→ WHAT THE EXERCISE ASKS: Write out all the lines again, precisely as they stand, but without the images.

→ RAW DATA:

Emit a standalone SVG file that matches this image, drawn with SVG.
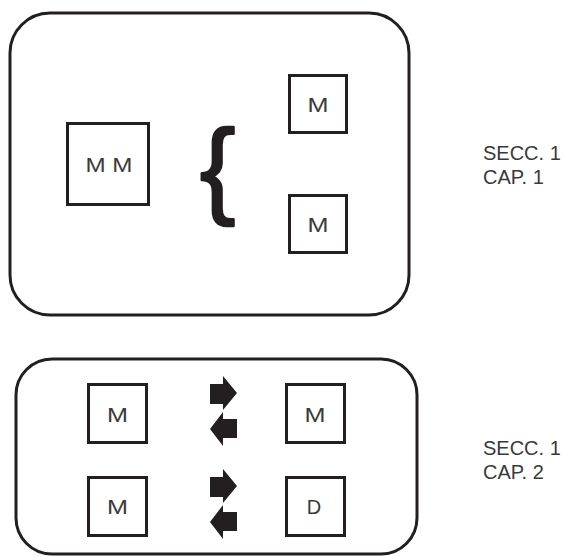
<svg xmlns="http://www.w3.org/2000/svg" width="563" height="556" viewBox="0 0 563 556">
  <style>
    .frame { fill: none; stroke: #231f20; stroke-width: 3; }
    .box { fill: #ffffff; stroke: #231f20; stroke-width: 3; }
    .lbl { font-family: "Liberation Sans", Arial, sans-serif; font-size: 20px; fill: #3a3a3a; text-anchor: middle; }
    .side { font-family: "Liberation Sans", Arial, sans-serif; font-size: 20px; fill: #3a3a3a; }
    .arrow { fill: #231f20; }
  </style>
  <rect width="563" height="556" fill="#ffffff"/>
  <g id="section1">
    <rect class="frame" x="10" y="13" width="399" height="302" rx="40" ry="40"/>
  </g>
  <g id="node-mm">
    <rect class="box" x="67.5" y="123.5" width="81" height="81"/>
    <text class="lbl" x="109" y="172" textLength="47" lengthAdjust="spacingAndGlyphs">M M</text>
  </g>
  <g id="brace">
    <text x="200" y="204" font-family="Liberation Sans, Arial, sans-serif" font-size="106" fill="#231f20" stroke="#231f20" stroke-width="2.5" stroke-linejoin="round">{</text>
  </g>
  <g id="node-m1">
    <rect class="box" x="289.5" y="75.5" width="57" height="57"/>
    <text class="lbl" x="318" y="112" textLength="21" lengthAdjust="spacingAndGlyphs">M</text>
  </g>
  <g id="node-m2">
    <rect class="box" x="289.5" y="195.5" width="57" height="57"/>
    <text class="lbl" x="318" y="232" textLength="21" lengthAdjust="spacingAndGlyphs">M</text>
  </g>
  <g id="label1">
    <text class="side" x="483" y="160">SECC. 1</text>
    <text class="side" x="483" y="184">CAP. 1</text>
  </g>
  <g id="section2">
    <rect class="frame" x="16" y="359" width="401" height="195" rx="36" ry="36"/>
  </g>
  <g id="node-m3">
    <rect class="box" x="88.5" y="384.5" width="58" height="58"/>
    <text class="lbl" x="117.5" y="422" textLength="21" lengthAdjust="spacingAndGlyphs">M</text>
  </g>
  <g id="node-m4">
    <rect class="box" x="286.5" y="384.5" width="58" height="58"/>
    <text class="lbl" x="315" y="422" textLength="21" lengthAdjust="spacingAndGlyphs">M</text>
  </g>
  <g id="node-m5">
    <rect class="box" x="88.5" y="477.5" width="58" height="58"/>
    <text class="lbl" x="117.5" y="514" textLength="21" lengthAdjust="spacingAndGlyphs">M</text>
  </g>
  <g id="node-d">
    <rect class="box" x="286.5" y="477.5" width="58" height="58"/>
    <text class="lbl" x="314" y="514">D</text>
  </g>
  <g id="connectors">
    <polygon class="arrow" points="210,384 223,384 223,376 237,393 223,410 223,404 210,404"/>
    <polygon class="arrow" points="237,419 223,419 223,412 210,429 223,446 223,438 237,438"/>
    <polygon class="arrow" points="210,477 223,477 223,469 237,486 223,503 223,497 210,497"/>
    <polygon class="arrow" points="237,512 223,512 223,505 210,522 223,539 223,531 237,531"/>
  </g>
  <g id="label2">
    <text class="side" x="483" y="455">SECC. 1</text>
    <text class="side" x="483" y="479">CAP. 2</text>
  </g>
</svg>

→ WRITTEN RESPONSE:
Emit a standalone SVG file that matches this image, drawn with SVG.
<svg xmlns="http://www.w3.org/2000/svg" width="563" height="556" viewBox="0 0 563 556">
  <style>
    .frame { fill: none; stroke: #231f20; stroke-width: 3; }
    .box { fill: #ffffff; stroke: #231f20; stroke-width: 3; }
    .lbl { font-family: "Liberation Sans", Arial, sans-serif; font-size: 20px; fill: #3a3a3a; text-anchor: middle; }
    .side { font-family: "Liberation Sans", Arial, sans-serif; font-size: 20px; fill: #3a3a3a; }
    .arrow { fill: #231f20; }
  </style>
  <rect width="563" height="556" fill="#ffffff"/>
  <g id="section1">
    <rect class="frame" x="10" y="13" width="399" height="302" rx="40" ry="40"/>
  </g>
  <g id="node-mm">
    <rect class="box" x="67.5" y="123.5" width="81" height="81"/>
    <text class="lbl" x="109" y="172" textLength="47" lengthAdjust="spacingAndGlyphs">M M</text>
  </g>
  <g id="brace">
    <text x="200" y="204" font-family="Liberation Sans, Arial, sans-serif" font-size="106" fill="#231f20" stroke="#231f20" stroke-width="2.5" stroke-linejoin="round">{</text>
  </g>
  <g id="node-m1">
    <rect class="box" x="289.5" y="75.5" width="57" height="57"/>
    <text class="lbl" x="318" y="112" textLength="21" lengthAdjust="spacingAndGlyphs">M</text>
  </g>
  <g id="node-m2">
    <rect class="box" x="289.5" y="195.5" width="57" height="57"/>
    <text class="lbl" x="318" y="232" textLength="21" lengthAdjust="spacingAndGlyphs">M</text>
  </g>
  <g id="label1">
    <text class="side" x="483" y="160">SECC. 1</text>
    <text class="side" x="483" y="184">CAP. 1</text>
  </g>
  <g id="section2">
    <rect class="frame" x="16" y="359" width="401" height="195" rx="36" ry="36"/>
  </g>
  <g id="node-m3">
    <rect class="box" x="88.5" y="384.5" width="58" height="58"/>
    <text class="lbl" x="117.5" y="422" textLength="21" lengthAdjust="spacingAndGlyphs">M</text>
  </g>
  <g id="node-m4">
    <rect class="box" x="286.5" y="384.5" width="58" height="58"/>
    <text class="lbl" x="315" y="422" textLength="21" lengthAdjust="spacingAndGlyphs">M</text>
  </g>
  <g id="node-m5">
    <rect class="box" x="88.5" y="477.5" width="58" height="58"/>
    <text class="lbl" x="117.5" y="514" textLength="21" lengthAdjust="spacingAndGlyphs">M</text>
  </g>
  <g id="node-d">
    <rect class="box" x="286.5" y="477.5" width="58" height="58"/>
    <text class="lbl" x="314" y="514">D</text>
  </g>
  <g id="connectors">
    <polygon class="arrow" points="210,384 223,384 223,376 237,393 223,410 223,404 210,404"/>
    <polygon class="arrow" points="237,419 223,419 223,412 210,429 223,446 223,438 237,438"/>
    <polygon class="arrow" points="210,477 223,477 223,469 237,486 223,503 223,497 210,497"/>
    <polygon class="arrow" points="237,512 223,512 223,505 210,522 223,539 223,531 237,531"/>
  </g>
  <g id="label2">
    <text class="side" x="483" y="455">SECC. 1</text>
    <text class="side" x="483" y="479">CAP. 2</text>
  </g>
</svg>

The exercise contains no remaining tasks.